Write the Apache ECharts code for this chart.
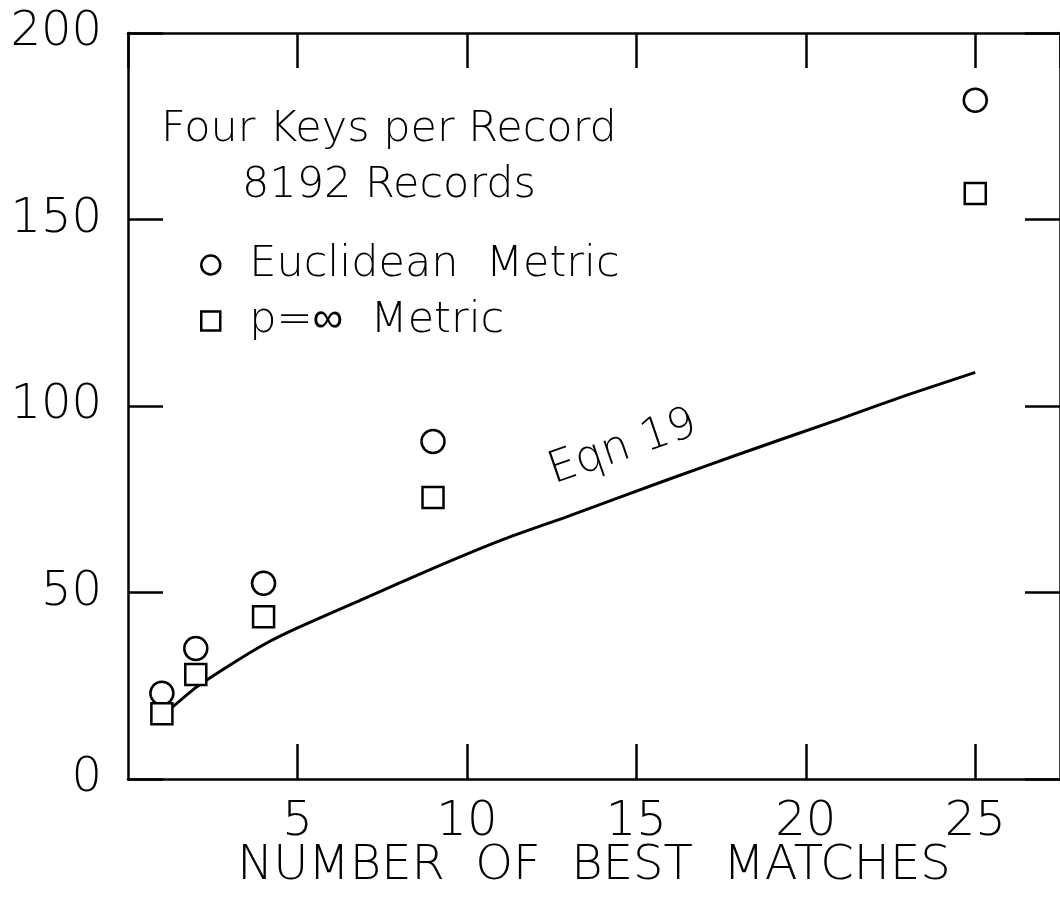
<!DOCTYPE html>
<html>
<head>
<meta charset="utf-8">
<script src="https://cdn.jsdelivr.net/npm/echarts@6/dist/echarts.min.js"></script>
<style>
html,body{margin:0;padding:0;background:#fff;}
#c{width:1060px;height:920px;}
</style>
</head>
<body>
<div id="c"></div>
<script>
// ---- data ----
const matches = [1, 2, 4, 9, 25];
const euclidean = [23, 35, 52.5, 90.5, 182];
const pInfinity = [17.5, 28, 43.5, 75.5, 157];
const eqnX = [1.15, 2, 3, 4, 5, 7, 9, 11, 13, 16, 18, 21, 23, 25];
const eqnY = [18, 24.5, 30.5, 36, 40.5, 48.5, 56.5, 64, 70.5, 80.5, 87, 96.5, 103, 109];
const yTicks = [0, 50, 100, 150, 200];
const xTicks = [5, 10, 15, 20, 25];
const seriesNames = ['Euclidean  Metric', 'p=\u221E  Metric'];
const noteLines = ['Four Keys per Record', '8192 Records'];
const eqnLabel = 'Eqn 19';
const xTitle = 'NUMBER  OF  BEST  MATCHES';

const FONT = '"DejaVu Sans", sans-serif';
const W = 200;
const INK = '#000';

const chart = echarts.init(document.getElementById('c'), null, {renderer: 'canvas'});

const axisCommon = {
  type: 'value',
  axisLine: {show: true, onZero: false, lineStyle: {color: INK, width: 2.5}},
  axisTick: {show: true, inside: true, length: 35, lineStyle: {color: INK, width: 2.5}},
  splitLine: {show: false}
};

const option = {
  backgroundColor: '#fff',
  animation: false,
  grid: {left: 128, top: 33, width: 934, height: 746, containLabel: false},
  xAxis: [
    Object.assign({}, axisCommon, {
      position: 'bottom', min: 0, max: 27.5, interval: 5,
      axisLabel: {
        show: true, fontSize: 48, fontFamily: FONT, fontWeight: W, color: INK, margin: 20,
        showMinLabel: false, showMaxLabel: false,
        formatter: v => (xTicks.indexOf(v) >= 0 ? String(v) : '')
      },
      name: xTitle, nameLocation: 'middle', nameGap: 64, nameMoveOverlap: false,
      nameTextStyle: {fontSize: 48, fontFamily: FONT, fontWeight: W, color: INK,
                      verticalAlign: 'top', padding: 0}
    }),
    Object.assign({}, axisCommon, {
      position: 'top', min: 0, max: 27.5, interval: 5,
      axisLabel: {show: false}
    })
  ],
  yAxis: [
    Object.assign({}, axisCommon, {
      position: 'left', min: 0, max: 200, interval: 50,
      axisLabel: {
        show: true, fontSize: 48, fontFamily: FONT, fontWeight: W, color: INK, margin: 26,
        formatter: v => (yTicks.indexOf(v) >= 0 ? String(v) : '')
      }
    }),
    Object.assign({}, axisCommon, {
      position: 'right', min: 0, max: 200, interval: 50,
      axisLabel: {show: false}
    })
  ],
  legend: {
    orient: 'vertical',
    left: 195, top: 238,
    itemWidth: 19, itemHeight: 19, itemGap: 12,
    data: [
      {name: seriesNames[0], icon: 'circle'},
      {name: seriesNames[1], icon: 'rect'}
    ],
    textStyle: {fontSize: 43, fontFamily: FONT, fontWeight: W, color: INK, padding: [0, 0, 0, 24], lineHeight: 44},
    itemStyle: {color: '#fff', borderColor: INK, borderWidth: 2.5},
    selectedMode: false
  },
  series: [
    {
      name: seriesNames[0], type: 'scatter', xAxisIndex: 0, yAxisIndex: 0,
      symbol: 'circle', symbolSize: 23,
      itemStyle: {color: '#fff', borderColor: INK, borderWidth: 2.5, opacity: 1},
      data: matches.map((m, i) => [m, euclidean[i]]),
      z: 5
    },
    {
      name: seriesNames[1], type: 'scatter', xAxisIndex: 0, yAxisIndex: 0,
      symbol: 'rect', symbolSize: 21,
      itemStyle: {color: '#fff', borderColor: INK, borderWidth: 2.5, opacity: 1},
      data: matches.map((m, i) => [m, pInfinity[i]]),
      z: 6
    },
    {
      name: eqnLabel, type: 'line', xAxisIndex: 0, yAxisIndex: 0,
      smooth: 0.2, showSymbol: false, symbol: 'none',
      lineStyle: {color: INK, width: 3},
      data: eqnX.map((x, i) => [x, eqnY[i]]),
      z: 4
    }
  ]
};
chart.setOption(option);

// annotations positioned through the chart's own scales
const noteAnchor = [7.7, 174];   // data-space anchor of the note block (centre of first line)
const eqnAnchor = [14.6, 88.8];  // data-space anchor of the "Eqn 19" label
const p0 = chart.convertToPixel({gridIndex: 0}, noteAnchor);
const pe = chart.convertToPixel({gridIndex: 0}, eqnAnchor);
chart.setOption({
  graphic: [
    {
      type: 'text', x: p0[0], y: p0[1], z: 10,
      style: {text: noteLines[0], fontSize: 43, fontFamily: FONT, fontWeight: W, fill: INK,
              align: 'center', verticalAlign: 'middle'}
    },
    {
      type: 'text', x: p0[0], y: p0[1] + 56, z: 10,
      style: {text: noteLines[1], fontSize: 43, fontFamily: FONT, fontWeight: W, fill: INK,
              align: 'center', verticalAlign: 'middle'}
    },
    {
      type: 'text', x: pe[0], y: pe[1], rotation: 0.33, z: 10,
      style: {text: eqnLabel, fontSize: 44, fontFamily: FONT, fontWeight: W, fill: INK,
              align: 'center', verticalAlign: 'middle'}
    }
  ]
});
</script>
</body>
</html>
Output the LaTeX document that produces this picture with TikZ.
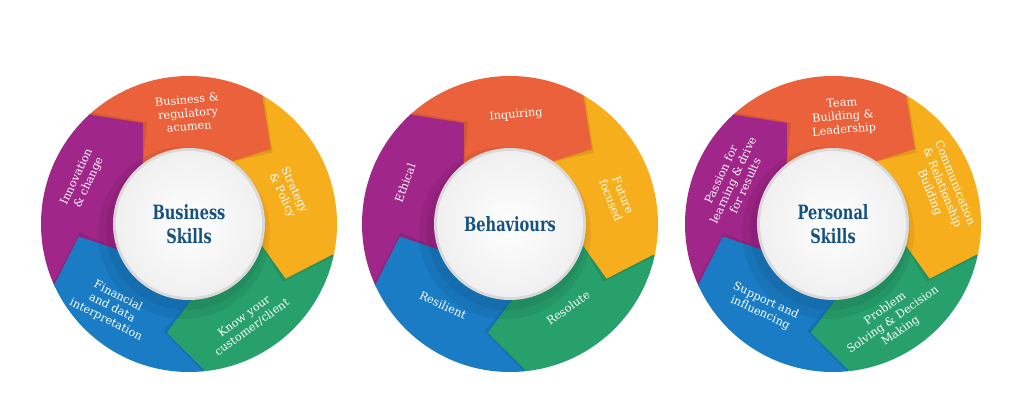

→ **What you will do**:
Read the data above and count the lines that include "this". Answer only with the count.

→ **Expected answer**:
2